> [Instructions for the task] Pull out exactly the lines from the line containing "Give me the TikZ source for this diagram." to the line containing "(sist) at (42,558)", both lines included, with pictures removed from the copy.

> [Information provided]
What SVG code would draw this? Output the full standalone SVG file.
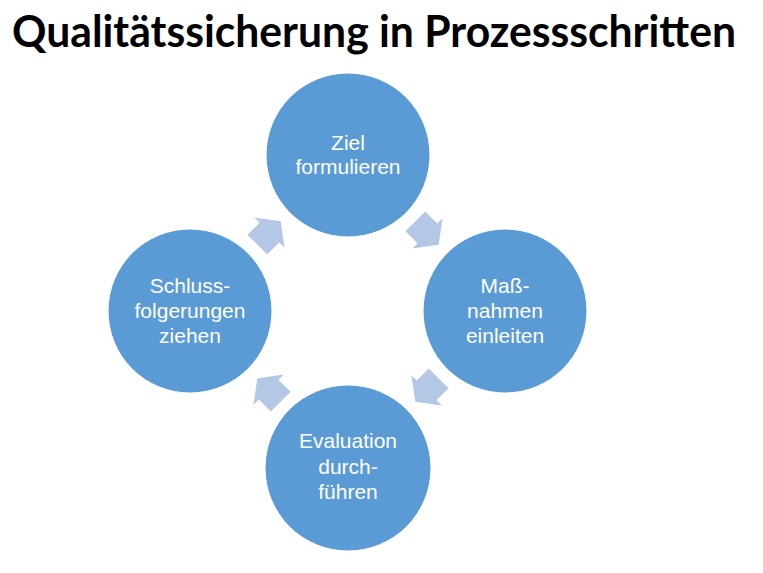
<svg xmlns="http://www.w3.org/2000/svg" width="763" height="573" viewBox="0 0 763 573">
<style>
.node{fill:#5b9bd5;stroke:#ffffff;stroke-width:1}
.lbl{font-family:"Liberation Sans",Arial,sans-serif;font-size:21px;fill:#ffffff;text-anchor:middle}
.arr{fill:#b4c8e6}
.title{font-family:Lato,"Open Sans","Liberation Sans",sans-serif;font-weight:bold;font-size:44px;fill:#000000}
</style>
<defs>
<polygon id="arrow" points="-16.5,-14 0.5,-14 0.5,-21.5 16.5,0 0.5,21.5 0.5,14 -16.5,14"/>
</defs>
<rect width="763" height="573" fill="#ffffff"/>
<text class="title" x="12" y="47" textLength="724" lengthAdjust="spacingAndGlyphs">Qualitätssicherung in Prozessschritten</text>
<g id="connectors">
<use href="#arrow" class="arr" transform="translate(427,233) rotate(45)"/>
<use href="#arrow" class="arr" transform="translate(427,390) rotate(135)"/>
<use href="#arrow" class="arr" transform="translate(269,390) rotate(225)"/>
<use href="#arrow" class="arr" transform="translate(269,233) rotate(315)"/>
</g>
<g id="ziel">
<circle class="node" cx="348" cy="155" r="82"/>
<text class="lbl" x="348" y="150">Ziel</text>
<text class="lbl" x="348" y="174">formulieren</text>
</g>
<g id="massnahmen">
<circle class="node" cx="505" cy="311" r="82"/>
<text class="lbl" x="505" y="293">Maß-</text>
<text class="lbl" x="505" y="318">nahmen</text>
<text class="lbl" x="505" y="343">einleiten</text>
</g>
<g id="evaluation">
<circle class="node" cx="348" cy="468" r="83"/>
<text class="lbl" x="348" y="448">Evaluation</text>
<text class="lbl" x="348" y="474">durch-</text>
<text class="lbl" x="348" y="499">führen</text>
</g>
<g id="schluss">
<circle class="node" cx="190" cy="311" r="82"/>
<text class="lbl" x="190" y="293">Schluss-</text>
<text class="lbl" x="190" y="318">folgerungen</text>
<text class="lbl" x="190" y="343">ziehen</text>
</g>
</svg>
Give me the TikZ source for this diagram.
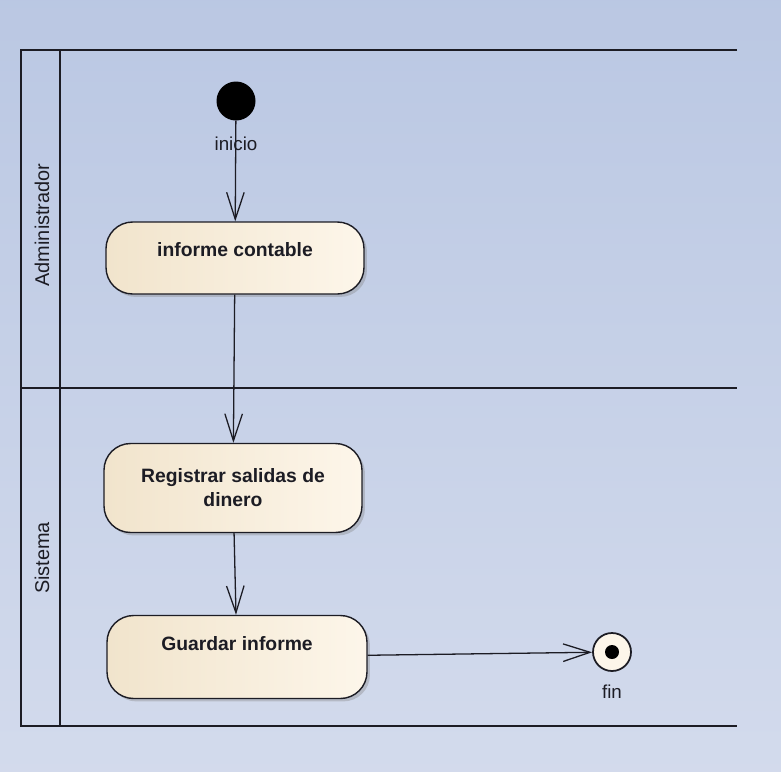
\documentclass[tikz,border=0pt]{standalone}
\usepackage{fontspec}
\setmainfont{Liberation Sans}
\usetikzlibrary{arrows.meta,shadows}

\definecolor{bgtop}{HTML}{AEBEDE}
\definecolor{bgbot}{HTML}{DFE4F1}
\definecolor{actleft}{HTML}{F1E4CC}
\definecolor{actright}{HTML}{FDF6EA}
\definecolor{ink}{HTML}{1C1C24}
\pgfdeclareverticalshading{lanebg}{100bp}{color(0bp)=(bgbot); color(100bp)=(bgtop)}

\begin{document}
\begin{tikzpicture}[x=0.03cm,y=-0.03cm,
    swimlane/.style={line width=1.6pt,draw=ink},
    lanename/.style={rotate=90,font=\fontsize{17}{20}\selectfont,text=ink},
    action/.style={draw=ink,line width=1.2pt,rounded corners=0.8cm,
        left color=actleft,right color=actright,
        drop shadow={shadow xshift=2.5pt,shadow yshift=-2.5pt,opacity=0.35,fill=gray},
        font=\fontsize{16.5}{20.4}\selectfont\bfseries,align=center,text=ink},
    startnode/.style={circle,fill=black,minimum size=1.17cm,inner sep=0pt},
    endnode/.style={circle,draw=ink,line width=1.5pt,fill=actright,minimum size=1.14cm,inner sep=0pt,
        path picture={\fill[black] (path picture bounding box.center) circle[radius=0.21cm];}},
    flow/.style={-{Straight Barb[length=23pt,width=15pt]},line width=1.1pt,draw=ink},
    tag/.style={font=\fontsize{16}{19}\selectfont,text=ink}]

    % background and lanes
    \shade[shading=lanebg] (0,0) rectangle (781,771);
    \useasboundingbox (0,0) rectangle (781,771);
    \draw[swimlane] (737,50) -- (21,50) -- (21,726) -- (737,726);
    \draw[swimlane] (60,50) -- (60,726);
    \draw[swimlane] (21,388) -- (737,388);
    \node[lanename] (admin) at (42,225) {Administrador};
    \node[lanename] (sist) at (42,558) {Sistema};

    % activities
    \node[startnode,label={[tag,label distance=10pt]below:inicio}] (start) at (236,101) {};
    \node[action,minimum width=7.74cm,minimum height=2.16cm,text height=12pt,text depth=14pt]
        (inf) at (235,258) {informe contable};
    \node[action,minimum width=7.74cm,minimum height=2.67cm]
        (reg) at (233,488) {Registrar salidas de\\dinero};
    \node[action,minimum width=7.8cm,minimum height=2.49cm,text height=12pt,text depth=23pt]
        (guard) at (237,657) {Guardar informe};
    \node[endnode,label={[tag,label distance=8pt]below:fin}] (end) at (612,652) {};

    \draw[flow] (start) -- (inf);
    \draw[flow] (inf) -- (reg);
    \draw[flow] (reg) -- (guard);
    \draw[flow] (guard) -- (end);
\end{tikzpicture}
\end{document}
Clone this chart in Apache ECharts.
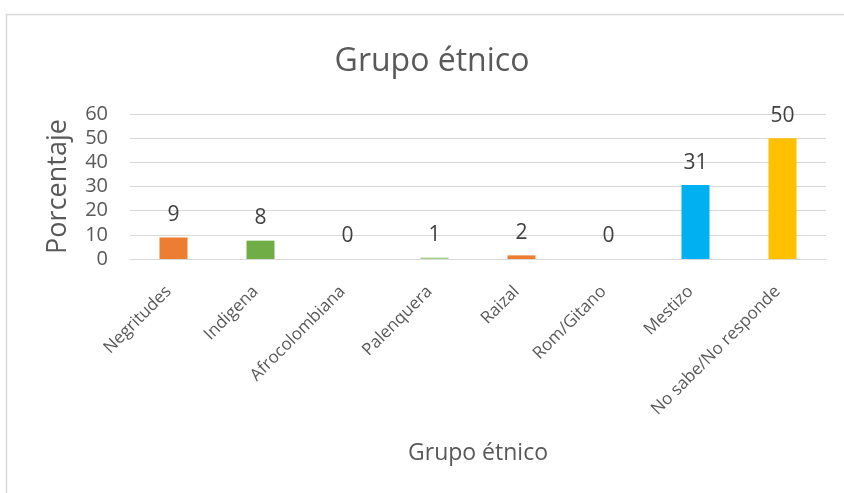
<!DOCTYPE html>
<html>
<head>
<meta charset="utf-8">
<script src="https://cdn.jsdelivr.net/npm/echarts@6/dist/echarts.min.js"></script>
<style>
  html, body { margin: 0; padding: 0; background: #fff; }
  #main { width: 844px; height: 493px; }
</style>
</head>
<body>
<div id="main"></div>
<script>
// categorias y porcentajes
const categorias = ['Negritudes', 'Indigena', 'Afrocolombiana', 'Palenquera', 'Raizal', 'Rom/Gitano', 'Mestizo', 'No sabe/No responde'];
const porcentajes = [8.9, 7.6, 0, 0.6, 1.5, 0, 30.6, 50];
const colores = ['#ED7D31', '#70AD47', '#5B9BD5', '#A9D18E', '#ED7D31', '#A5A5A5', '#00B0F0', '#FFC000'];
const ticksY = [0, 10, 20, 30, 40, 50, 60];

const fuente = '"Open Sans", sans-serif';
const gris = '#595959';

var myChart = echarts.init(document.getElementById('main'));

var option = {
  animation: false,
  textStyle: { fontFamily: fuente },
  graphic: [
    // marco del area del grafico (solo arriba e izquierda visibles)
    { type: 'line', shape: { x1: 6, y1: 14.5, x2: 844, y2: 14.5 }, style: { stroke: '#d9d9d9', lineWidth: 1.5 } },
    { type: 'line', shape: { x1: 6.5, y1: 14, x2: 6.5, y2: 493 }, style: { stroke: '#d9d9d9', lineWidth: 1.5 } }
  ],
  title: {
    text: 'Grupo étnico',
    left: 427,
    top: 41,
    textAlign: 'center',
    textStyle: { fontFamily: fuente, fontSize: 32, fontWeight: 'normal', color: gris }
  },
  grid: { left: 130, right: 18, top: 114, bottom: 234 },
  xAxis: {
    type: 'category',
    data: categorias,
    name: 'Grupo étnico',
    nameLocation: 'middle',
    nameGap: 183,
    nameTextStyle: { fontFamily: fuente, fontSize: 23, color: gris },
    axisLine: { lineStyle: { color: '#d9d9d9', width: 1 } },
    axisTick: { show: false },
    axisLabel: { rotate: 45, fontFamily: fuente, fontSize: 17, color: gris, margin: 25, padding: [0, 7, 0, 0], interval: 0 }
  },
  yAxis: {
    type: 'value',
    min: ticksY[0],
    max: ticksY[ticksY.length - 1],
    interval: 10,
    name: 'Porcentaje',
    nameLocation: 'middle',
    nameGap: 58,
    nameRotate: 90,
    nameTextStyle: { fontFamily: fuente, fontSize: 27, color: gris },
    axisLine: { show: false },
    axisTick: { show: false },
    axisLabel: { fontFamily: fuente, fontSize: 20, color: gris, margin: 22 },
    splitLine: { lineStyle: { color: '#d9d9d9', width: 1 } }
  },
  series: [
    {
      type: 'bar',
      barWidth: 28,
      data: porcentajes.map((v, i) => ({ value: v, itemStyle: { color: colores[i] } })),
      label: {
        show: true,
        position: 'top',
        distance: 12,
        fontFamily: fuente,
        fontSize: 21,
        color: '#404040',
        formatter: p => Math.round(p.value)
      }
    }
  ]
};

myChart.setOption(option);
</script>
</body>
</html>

> [Result of the exercise]
Give me the TikZ source for this diagram.
\documentclass[tikz,border=0pt]{standalone}
\usepackage{fontspec}
\setmainfont{Liberation Sans}
\usetikzlibrary{arrows.meta,shadows}

\definecolor{bgtop}{HTML}{AEBEDE}
\definecolor{bgbot}{HTML}{DFE4F1}
\definecolor{actleft}{HTML}{F1E4CC}
\definecolor{actright}{HTML}{FDF6EA}
\definecolor{ink}{HTML}{1C1C24}
\pgfdeclareverticalshading{lanebg}{100bp}{color(0bp)=(bgbot); color(100bp)=(bgtop)}

\begin{document}
\begin{tikzpicture}[x=0.03cm,y=-0.03cm,
    swimlane/.style={line width=1.6pt,draw=ink},
    lanename/.style={rotate=90,font=\fontsize{17}{20}\selectfont,text=ink},
    action/.style={draw=ink,line width=1.2pt,rounded corners=0.8cm,
        left color=actleft,right color=actright,
        drop shadow={shadow xshift=2.5pt,shadow yshift=-2.5pt,opacity=0.35,fill=gray},
        font=\fontsize{16.5}{20.4}\selectfont\bfseries,align=center,text=ink},
    startnode/.style={circle,fill=black,minimum size=1.17cm,inner sep=0pt},
    endnode/.style={circle,draw=ink,line width=1.5pt,fill=actright,minimum size=1.14cm,inner sep=0pt,
        path picture={\fill[black] (path picture bounding box.center) circle[radius=0.21cm];}},
    flow/.style={-{Straight Barb[length=23pt,width=15pt]},line width=1.1pt,draw=ink},
    tag/.style={font=\fontsize{16}{19}\selectfont,text=ink}]

    % background and lanes
    \shade[shading=lanebg] (0,0) rectangle (781,771);
    \useasboundingbox (0,0) rectangle (781,771);
    \draw[swimlane] (737,50) -- (21,50) -- (21,726) -- (737,726);
    \draw[swimlane] (60,50) -- (60,726);
    \draw[swimlane] (21,388) -- (737,388);
    \node[lanename] (admin) at (42,225) {Administrador};
    \node[lanename] (sist) at (42,558) {Sistema};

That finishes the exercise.